Ce jargon fait rire un moment par sa bizarre extravagance; mais on a honte d'avoir ri.

Le jargon villageois a été heureusement employé quelquefois par Dufresnoy et par Dancourt. Il est, par exemple, très bien placé dans le jardinier de l'Esprit de contradiction: mais Dancourt, dont le dialogue est si vif, si gai, si naturel s'est éloigné de la vraisemblance, en entremêlant sans raison, dans les personnes du même état, le jargon villageois et le langage de la ville: dans les trois Cousines, ses paysannes parlent comme des demoiselles ; et leurs pères et mères, comme des paysans.

Le jargon villageois a quelquefois l'avantage de contribuer au comique de situation, comme dans l'Usurier gentilhomme: c'est là surtout qu'il est piquant. Quelquefois il marque une nuance de simplicité dans les mœurs ; et Molière s'en est habilement servi pour distinguer la simplicité grossière de Georgette, de la naïveté d'Agnès.

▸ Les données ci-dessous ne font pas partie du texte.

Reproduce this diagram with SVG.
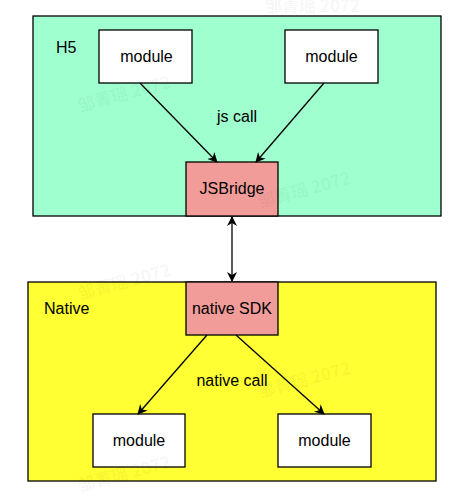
<svg xmlns="http://www.w3.org/2000/svg" width="453" height="499" viewBox="0 0 453 499">
<defs>
<marker id="ah" viewBox="0 0 10 10" refX="9" refY="5" markerWidth="10" markerHeight="10" markerUnits="userSpaceOnUse" orient="auto-start-reverse">
<path d="M0,0 L10,5 L0,10 L3,5 Z" fill="#000"/>
</marker>
<style>
text{font-family:"Liberation Sans",Arial,sans-serif;font-size:16px;fill:#000}
.c{text-anchor:middle}
.box{stroke:#000;stroke-width:1.3}
.mod{fill:#fff}
.pink{fill:#F19C99}
.wm{font-family:"Noto Sans CJK SC",sans-serif;font-size:17px;fill:#000;fill-opacity:0.05;font-weight:bold}
.ln{stroke:#000;stroke-width:1.3;fill:none}
</style>
</defs>
<rect width="453" height="499" fill="#fff"/>
<g id="h5">
<rect class="box" x="33" y="16" width="408" height="200" fill="#9FFFCF"/>
<text x="56" y="53">H5</text>
</g>
<g id="native">
<rect class="box" x="28" y="282" width="408" height="199" fill="#FFFF33"/>
<text x="44" y="314">Native</text>
</g>
<g id="h5-module-1">
<rect class="box mod" x="99" y="30" width="93" height="53"/>
<text class="c" x="146.5" y="61.5">module</text>
</g>
<g id="h5-module-2">
<rect class="box mod" x="285" y="30" width="93" height="53"/>
<text class="c" x="331.5" y="61.5">module</text>
</g>
<g id="jsbridge">
<rect class="box pink" x="186" y="162" width="92" height="54"/>
<text class="c" x="232" y="194">JSBridge</text>
</g>
<g id="native-sdk">
<rect class="box pink" x="186" y="282" width="92" height="53"/>
<text class="c" x="232" y="314">native SDK</text>
</g>
<g id="native-module-1">
<rect class="box mod" x="93" y="414" width="92" height="53"/>
<text class="c" x="139" y="446">module</text>
</g>
<g id="native-module-2">
<rect class="box mod" x="278" y="414" width="93" height="53"/>
<text class="c" x="324.5" y="446">module</text>
</g>
<g id="connectors">
<line class="ln" x1="140" y1="83" x2="217" y2="162" marker-end="url(#ah)"/>
<line class="ln" x1="324" y1="83" x2="256" y2="162" marker-end="url(#ah)"/>
<line class="ln" x1="232" y1="217" x2="232" y2="281" marker-start="url(#ah)" marker-end="url(#ah)"/>
<line class="ln" x1="207" y1="335" x2="138" y2="414" marker-end="url(#ah)"/>
<line class="ln" x1="236" y1="335" x2="324" y2="414" marker-end="url(#ah)"/>
<text class="c" x="237" y="122">js call</text>
<text class="c" x="232" y="386">native call</text>
</g>
<g id="watermark">
<text class="wm" transform="translate(80,112) rotate(-15)">邹菁瑶 2072</text>
<text class="wm" transform="translate(260,208) rotate(-15)">邹菁瑶 2072</text>
<text class="wm" x="265" y="12" font-size="11">邹菁瑶 2072</text>
<text class="wm" transform="translate(80,300) rotate(-15)">邹菁瑶 2072</text>
<text class="wm" transform="translate(260,398) rotate(-15)">邹菁瑶 2072</text>
<text class="wm" transform="translate(80,492) rotate(-15)">邹菁瑶 2072</text>
</g>
</svg>
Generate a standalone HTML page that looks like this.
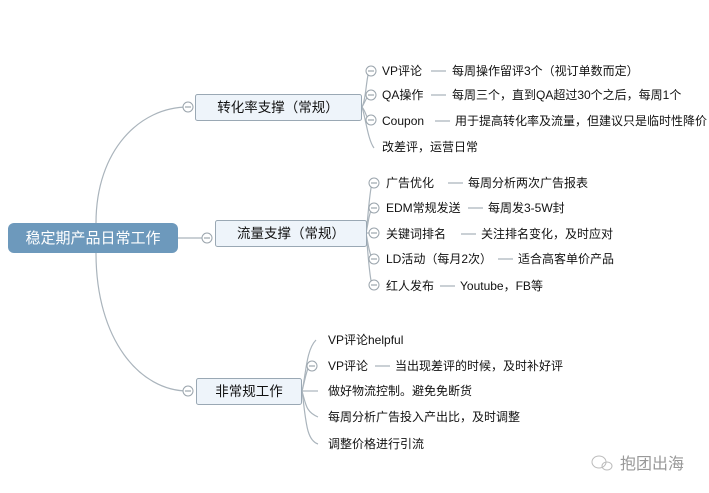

Mais si le jargon villageois n'a pas l'un de ces deux mérités, on fera beaucoup mieux de mettre un langage pur dans la bouche des paysans. L'ingénuité, le naturel, la simplicité même n'a rien qui se refuse à la correction du langage. Ce qu'il y a de plus incompatible avec le jargon villageois, c'est un raffinement d'expression, une recherche curieuse de tours singuliers, ou de figures étudiées; et c'est ce qui gâte le naturel des paysans de Marivaux.